The seven dwarfs go to the Vatican , and because they are the seven dwarfs, they are immediately ushered in to see the Pope.

Grumpy leads the pack.

'Grumpy, my son,' says the Pope, 'What can I do for you?'

Grumpy asks, 'Excuse me your Excellency, but are there any dwarf nuns in Rome?'

The Pope wrinkles his brow at the odd question, thinks for a moment and answers, 'No, Grumpy, there are no dwarf nuns in Rome.'

In the background, a few of the dwarfs start giggling.

Grumpy turns around and glares, silencing them.

Grumpy turns back, 'Your Worship, are there any dwarf nuns in all of Europe?'

The Pope, puzzled now, again thinks for a moment and then answers, 'No, Grumpy, there are no dwarf nuns in Europe

'This time, all of the other dwarfs burst into laughter.

Once again, Grumpy turns around and silences them with an angry glare.

Grumpy turns back and says, 'Mr.. Pope! Are there ANY dwarf nuns anywhere in the world?'

The Pope, really confused by the questions says, 'I'm sorry, my son, there are no dwarf nuns anywhere in the world.'

The other dwarfs collapse into a heap, rolling and laughing, pounding the floor, tears rolling down their cheeks, as they begin chanting......

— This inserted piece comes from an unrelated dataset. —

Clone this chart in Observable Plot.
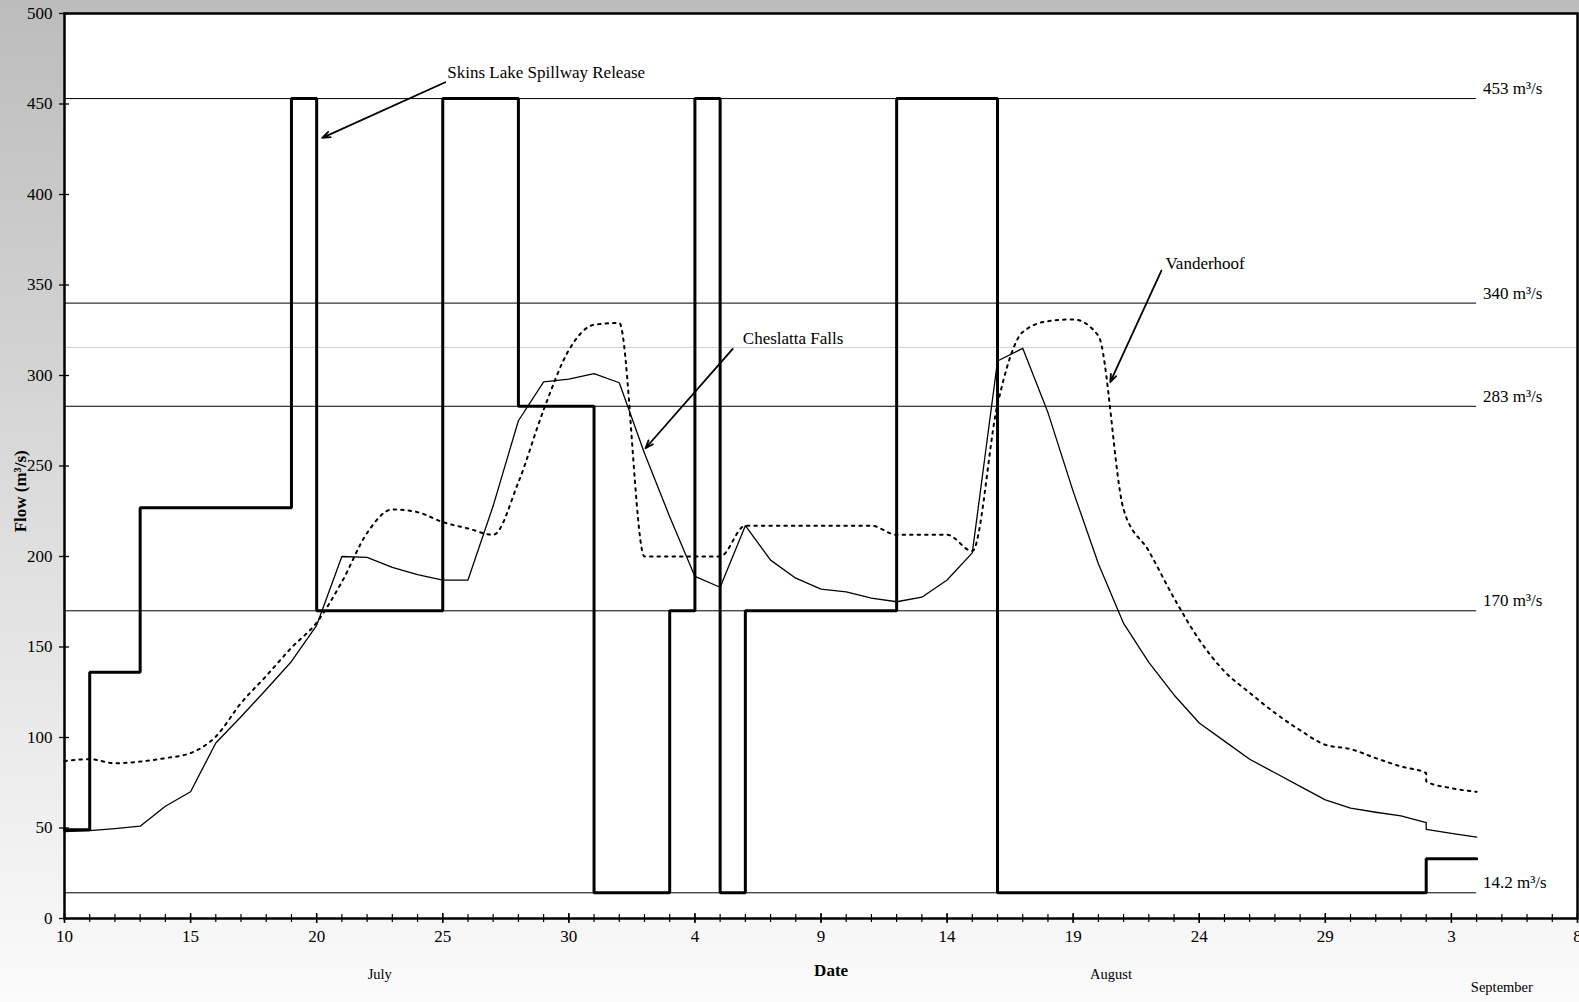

'Grumpy shagged a penguin!'

'Grumpy shagged a penguin!'


----------



## Nilesong (Jan 19, 2009)

:lol: :lol: :lol:


----------



## exchangeandmart (Jul 9, 2009)

Ha ha ha ha, brilliant. Just shared that one with the office, very well recieved


----------



## conlechi (May 6, 2006)

:lol: :lol: :lol:


----------



## John-H (Jul 13, 2005)

:lol:


----------



## SaintScoTT (Jun 27, 2008)

hahahahhahahahahaha gold


----------



## Devi1 (Jan 9, 2005)

Hahahaha :lol:


----------